L’Etat a choisi de nationaliser STX plutôt que d’en confier les clés au groupe italien Fincantieri. Cette opération « temporaire » vise à « défendre les intérêts stratégiques de la France », a précisé le ministre de l’économie. | DAMIEN MEYER / AFP

Une décision « satisfaisante » et « rassurante » pour les uns, qui ne « résout rien » pour les autres : les syndicats du chantier naval STX France de Saint-Nazaire (Loire-Atlantique) sont partagés après l’annonce, jeudi 27 juillet, par le gouvernement de sa nationalisation temporaire.

« C’est une bonne nouvelle, c’est forcément satisfaisant, même si c’est temporaire, transitoire », réagit Nathalie Durand-Prinborgne, déléguée Force ouvrière (FO). Le syndicat milite, en effet, depuis longtemps pour une nationalisation du chantier naval. Pour FO, l’Etat est « le seul véritable actionnaire qui se soit engagé ces dernières années pour sauvegarder ce site, même s’il était minoritaire, en faisant pression sur les banques pour les commandes ». Le gouvernement « dispose maintenant de beaucoup plus de temps (…) pour continuer à négocier », ajoute Mme Durand-Prinborgne.

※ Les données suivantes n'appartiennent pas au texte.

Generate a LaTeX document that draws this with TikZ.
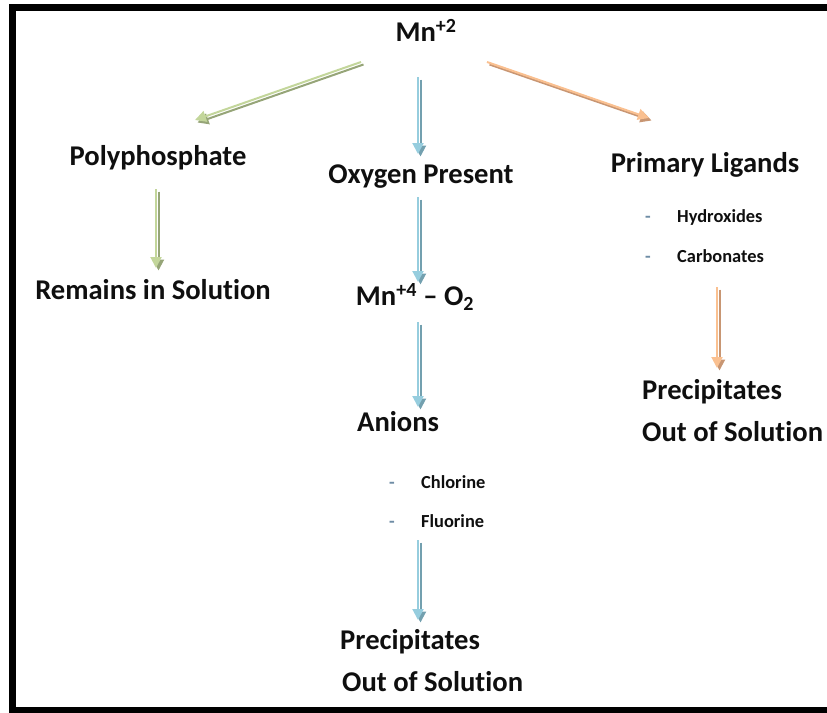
\documentclass[tikz,border=0pt]{standalone}
\usepackage{fontspec}
\setmainfont[Ligatures=NoCommon]{Carlito}
\usetikzlibrary{arrows.meta}
\definecolor{gLight}{RGB}{195,214,155}
\definecolor{gDark}{RGB}{150,165,120}
\definecolor{bLight}{RGB}{150,205,222}
\definecolor{bDark}{RGB}{115,160,175}
\definecolor{oLight}{RGB}{250,192,144}
\definecolor{oDark}{RGB}{200,150,115}
\definecolor{dashc}{RGB}{110,140,165}
\definecolor{txt}{RGB}{15,15,15}
\tikzset{
  big/.style={font=\fontsize{28.6}{34}\selectfont\bfseries, inner sep=0pt, text=txt},
  small/.style={font=\fontsize{18.4}{22}\selectfont\bfseries, inner sep=0pt, text=txt, anchor=base west},
  bullet/.style={font=\fontsize{18.4}{22}\selectfont\bfseries, inner sep=0pt, text=dashc, anchor=base},
  flow/.style={line width=2pt, -{Triangle[length=11pt,width=11pt]}},
  frame/.style={line width=7pt, draw=black}
}
\newcommand\flowarrow[3]{%
  \draw[flow, #1Dark, transform canvas={xshift=2.5pt,yshift=-2.5pt}] (#2) -- (#3);
  \draw[flow, #1Light] (#2) -- (#3);}
\begin{document}
\begin{tikzpicture}[x=1pt,y=-1pt]
\useasboundingbox (0,0) rectangle (827,712);
\draw[frame] (12.5,7) rectangle (840,710.5);

% nodes
\node[big] (mn2) at (426,30) {Mn\textsuperscript{+2}};
\node[big] (poly) at (158,158) {Polyphosphate};
\node[big] (oxy) at (421,177) {Oxygen Present};
\node[big] (prim) at (705,165) {Primary Ligands};
\node[bullet] (hydd) at (648,222) {-};
\node[small] (hyd) at (677,222) {Hydroxides};
\node[bullet] (carbd) at (648,262) {-};
\node[small] (carb) at (677,262) {Carbonates};
\node[big] (rem) at (153,290) {Remains in Solution};
\node[big] (mn4) at (415,297) {Mn\textsuperscript{+4} – O\textsubscript{2}};
\node[big, anchor=west] (prec1) at (642,392) {Precipitates};
\node[big, anchor=west] (out1) at (642,432) {Out of Solution};
\node[big, anchor=west] (an) at (357,422) {Anions};
\node[bullet] (chld) at (392,488) {-};
\node[small] (chl) at (421,488) {Chlorine};
\node[bullet] (fld) at (392,527) {-};
\node[small] (fl) at (421,527) {Fluorine};
\node[big, anchor=west] (prec2) at (340,642) {Precipitates};
\node[big, anchor=west] (out2) at (342,682) {Out of Solution};

% arrow end points
\coordinate (g1s) at (361,62);
\coordinate (g1e) at (195,120);
\coordinate (g2s) at (156,189);
\coordinate (g2e) at (156,268);
\coordinate (b1s) at (418,77);
\coordinate (b1e) at (418,154);
\coordinate (b2s) at (418,197);
\coordinate (b2e) at (418,282);
\coordinate (b3s) at (418,322);
\coordinate (b3e) at (418,407);
\coordinate (b4s) at (418,540);
\coordinate (b4e) at (418,620);
\coordinate (o1s) at (487,62);
\coordinate (o1e) at (649,118);
\coordinate (o2s) at (717,287);
\coordinate (o2e) at (717,368);

\flowarrow{g}{g1s}{g1e}
\flowarrow{g}{g2s}{g2e}
\flowarrow{b}{b1s}{b1e}
\flowarrow{b}{b2s}{b2e}
\flowarrow{b}{b3s}{b3e}
\flowarrow{b}{b4s}{b4e}
\flowarrow{o}{o1s}{o1e}
\flowarrow{o}{o2s}{o2e}
\end{tikzpicture}
\end{document}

« Le gouvernement ne lâche pas les négociations en cours [avec l’italien Fincantieri, qui a racheté 66 % des parts au sud-coréen STX Offshore and Shipbuilding], c’est ça qui me rassure », commente pour sa part Christophe Morel, délégué CFDT. Depuis la première mise en vente de STX France par sa maison-mère sud-coréenne, en 2014, rappelle-t-il, « un seul industriel s’est montré intéressé, Fincantieri ».

Le syndicat se félicite ainsi que le gouvernement, qui entend relancer les discussions avec le repreneur italien, n’ait pas choisi « la rupture totale qui nous aurait renvoyé encore, pour de nombreux mois, voire années, dans une incertitude sur notre avenir ».

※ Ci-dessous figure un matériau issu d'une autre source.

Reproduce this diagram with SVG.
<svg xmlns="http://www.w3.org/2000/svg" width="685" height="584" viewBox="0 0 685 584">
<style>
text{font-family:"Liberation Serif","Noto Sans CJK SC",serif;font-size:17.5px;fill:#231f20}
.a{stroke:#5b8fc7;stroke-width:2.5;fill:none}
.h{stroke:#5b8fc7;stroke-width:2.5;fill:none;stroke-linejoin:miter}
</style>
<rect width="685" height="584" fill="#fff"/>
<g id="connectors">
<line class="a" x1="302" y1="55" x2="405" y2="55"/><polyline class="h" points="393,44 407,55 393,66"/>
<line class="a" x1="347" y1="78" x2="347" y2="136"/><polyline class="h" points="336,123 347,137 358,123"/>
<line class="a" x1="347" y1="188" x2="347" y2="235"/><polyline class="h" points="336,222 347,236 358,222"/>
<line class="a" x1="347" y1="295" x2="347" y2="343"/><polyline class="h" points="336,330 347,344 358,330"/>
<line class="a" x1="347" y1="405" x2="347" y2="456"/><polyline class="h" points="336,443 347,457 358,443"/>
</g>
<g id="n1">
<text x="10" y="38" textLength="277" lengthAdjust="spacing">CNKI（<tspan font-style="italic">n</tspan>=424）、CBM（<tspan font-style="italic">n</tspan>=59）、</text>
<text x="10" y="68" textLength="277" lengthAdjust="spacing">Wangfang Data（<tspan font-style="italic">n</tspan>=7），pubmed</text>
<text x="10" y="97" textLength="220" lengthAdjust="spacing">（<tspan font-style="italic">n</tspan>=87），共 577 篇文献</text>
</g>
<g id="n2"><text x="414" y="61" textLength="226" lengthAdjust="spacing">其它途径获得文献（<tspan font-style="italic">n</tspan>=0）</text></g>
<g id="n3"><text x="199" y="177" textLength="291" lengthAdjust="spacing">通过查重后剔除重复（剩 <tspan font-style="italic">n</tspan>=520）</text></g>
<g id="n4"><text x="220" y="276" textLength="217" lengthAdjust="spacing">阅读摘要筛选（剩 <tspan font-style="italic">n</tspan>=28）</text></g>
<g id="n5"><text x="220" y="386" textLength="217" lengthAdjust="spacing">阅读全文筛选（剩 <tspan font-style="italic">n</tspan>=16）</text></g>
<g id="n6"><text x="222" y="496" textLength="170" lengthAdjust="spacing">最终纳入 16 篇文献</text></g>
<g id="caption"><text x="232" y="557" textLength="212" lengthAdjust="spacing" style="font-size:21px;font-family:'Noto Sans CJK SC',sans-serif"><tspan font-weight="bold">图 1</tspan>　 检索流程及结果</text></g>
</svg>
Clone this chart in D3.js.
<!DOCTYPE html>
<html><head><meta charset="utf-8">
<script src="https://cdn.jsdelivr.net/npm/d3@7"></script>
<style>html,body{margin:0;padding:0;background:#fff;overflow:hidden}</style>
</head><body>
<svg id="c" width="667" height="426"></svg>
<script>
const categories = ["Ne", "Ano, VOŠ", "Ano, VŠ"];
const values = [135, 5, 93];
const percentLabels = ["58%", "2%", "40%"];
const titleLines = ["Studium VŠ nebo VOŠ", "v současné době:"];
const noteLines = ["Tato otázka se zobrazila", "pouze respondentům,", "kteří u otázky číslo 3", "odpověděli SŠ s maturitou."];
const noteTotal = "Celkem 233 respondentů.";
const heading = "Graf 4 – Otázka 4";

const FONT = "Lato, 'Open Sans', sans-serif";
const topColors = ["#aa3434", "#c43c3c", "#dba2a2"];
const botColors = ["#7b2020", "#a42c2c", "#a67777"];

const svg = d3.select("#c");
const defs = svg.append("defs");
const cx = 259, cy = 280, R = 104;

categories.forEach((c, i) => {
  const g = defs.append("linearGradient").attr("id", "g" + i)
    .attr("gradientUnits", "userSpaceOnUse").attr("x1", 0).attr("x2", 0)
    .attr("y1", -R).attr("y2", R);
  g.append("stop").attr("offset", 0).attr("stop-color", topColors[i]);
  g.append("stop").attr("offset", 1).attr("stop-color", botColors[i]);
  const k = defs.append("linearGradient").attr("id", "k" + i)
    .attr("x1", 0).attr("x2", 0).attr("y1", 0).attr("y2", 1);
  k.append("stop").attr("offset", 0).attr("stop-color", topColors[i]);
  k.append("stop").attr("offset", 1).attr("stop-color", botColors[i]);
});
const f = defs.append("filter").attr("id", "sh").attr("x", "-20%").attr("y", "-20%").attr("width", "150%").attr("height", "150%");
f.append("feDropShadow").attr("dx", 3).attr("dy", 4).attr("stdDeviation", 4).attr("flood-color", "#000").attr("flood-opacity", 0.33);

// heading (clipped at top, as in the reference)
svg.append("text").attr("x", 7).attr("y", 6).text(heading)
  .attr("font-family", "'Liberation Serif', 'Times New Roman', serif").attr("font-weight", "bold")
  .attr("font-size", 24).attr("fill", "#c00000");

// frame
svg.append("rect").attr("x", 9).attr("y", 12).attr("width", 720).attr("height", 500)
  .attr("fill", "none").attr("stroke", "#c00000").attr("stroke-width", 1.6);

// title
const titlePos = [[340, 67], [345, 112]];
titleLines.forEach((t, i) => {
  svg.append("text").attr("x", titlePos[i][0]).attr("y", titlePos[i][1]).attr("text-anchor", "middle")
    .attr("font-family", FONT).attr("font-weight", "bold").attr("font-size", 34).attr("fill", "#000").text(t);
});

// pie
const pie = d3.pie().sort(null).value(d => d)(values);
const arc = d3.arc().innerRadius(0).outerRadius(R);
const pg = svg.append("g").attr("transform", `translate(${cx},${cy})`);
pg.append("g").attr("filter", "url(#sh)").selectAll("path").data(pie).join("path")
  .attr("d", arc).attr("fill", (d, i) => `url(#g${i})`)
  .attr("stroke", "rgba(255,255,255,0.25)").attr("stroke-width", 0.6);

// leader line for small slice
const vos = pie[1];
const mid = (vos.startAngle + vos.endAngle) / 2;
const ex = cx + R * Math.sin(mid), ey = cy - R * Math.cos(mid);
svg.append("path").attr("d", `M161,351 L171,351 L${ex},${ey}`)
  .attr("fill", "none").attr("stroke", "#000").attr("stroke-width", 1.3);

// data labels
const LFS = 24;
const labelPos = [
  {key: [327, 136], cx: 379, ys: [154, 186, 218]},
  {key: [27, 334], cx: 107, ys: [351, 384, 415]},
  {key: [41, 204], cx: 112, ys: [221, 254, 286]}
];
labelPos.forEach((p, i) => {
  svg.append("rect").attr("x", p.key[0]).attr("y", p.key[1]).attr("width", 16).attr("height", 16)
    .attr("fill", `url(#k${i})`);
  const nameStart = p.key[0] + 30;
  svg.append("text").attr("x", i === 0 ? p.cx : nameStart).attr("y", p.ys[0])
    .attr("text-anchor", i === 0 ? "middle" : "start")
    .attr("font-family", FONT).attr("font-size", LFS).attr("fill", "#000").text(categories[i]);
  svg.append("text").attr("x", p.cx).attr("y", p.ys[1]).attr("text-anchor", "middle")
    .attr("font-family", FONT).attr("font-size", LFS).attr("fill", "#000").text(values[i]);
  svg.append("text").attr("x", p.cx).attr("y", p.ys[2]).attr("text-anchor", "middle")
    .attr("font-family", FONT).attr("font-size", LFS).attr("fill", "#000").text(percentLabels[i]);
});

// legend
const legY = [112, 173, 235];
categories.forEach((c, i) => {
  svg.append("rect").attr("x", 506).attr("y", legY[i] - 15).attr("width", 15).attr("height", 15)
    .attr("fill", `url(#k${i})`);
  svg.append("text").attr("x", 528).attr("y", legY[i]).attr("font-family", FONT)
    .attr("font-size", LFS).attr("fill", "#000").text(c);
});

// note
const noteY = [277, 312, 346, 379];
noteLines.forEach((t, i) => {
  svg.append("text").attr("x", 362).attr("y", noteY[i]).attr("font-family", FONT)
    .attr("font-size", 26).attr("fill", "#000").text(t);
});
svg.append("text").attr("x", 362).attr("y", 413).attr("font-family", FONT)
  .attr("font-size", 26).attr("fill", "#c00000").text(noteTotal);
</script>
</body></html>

« On est reparti pour un tour »

Pour la CFE-CGC, syndicat de cadres, l’annonce de la prise de contrôle temporaire par l’Etat du chantier naval « apporte sur le court terme une période de stabilité indispensable pour l’activité, mais ne résout rien sur le fond ». « On est reparti pour un tour », regrette François Janvier, représentant CFE-CGC et qui trouvait « plutôt satisfaisant » l’accord initial trouvé avec le constructeur italien Fincantieri :

« L’Etat ne va pas rester actionnaire pendant vingt ans et, pour l’instant, il ne propose pas d’actionnaire industriel de référence et ça nous gêne. »
« L’Etat s’offre une image de défenseur de l’industrie et des salariés à bon prix »

Pour la CGT, « dans ce bras de fer entre deux gouvernements libéraux, l’Etat français s’offre une image de défenseur de l’industrie et des salariés à bon prix ». Alain Lebrun, délégué CGT, premier syndicat de STX France, se déclare « pas plus rassuré » par la préemption que par la répartition de l’actionnariat initialement proposée :

« La seule chose qu’on regardera, c’est quel actionnaire donne des garanties sociales aux salariés. La CGT sera vigilante là-dessus. »

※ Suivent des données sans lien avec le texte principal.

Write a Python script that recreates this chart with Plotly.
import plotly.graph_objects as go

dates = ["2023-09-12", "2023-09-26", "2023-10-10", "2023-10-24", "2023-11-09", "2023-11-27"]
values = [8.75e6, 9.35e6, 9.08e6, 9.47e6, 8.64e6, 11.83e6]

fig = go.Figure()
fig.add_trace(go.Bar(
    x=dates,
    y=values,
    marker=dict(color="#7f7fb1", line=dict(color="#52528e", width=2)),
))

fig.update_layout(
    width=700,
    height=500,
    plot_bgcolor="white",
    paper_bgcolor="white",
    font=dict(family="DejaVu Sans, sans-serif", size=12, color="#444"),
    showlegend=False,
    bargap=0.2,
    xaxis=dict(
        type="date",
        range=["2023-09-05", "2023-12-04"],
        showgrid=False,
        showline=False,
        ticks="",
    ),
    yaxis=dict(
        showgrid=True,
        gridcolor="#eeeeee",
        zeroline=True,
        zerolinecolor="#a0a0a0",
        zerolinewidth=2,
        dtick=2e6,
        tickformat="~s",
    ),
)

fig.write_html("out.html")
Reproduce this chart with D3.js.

« Au vu des mesures antisociales que le gouvernement Macron souhaite mettre en place (casse du code du travail, mise en place des CDI de chantier), on peut craindre qu’il n’y ait rien à attendre de la préemption sur le contenu social de l’entreprise », ajoute encore le syndicat dans un communiqué.

Nouveau tour de table

La France, qui dispose d’un peu plus de 33 % de STX France, avait jusqu’à vendredi minuit pour exercer son droit de préemption sur les 66 % restants, actuellement détenus par le sud-coréen STX Offshore and Shipbuilding, la justice coréenne devant entériner samedi la revente des parts détenues par le groupe à l’italien Fincantieri.

Avec l’annonce de cette nationalisation, qui coûtera environ 80 millions d’euros à l’Etat, le gouvernement n’entend pas rester propriétaire des chantiers, mais organiser un tour de table le satisfaisant.

Le ministre de l’économie, Bruno Le Maire, avait lancé un ultimatum aux autorités italiennes mercredi, les enjoignant d’accepter « un contrôle à 50-50 » des chantiers de Saint-Nazaire entre le groupe Fincantieri et les actionnaires français. Cet ultimatum avait été accueilli par une fin de non-recevoir à Rome.

Dernier grand chantier naval français, STX France emploie 2 600 salariés et fait travailler environ 5 000 employés d’entreprises sous-traitantes.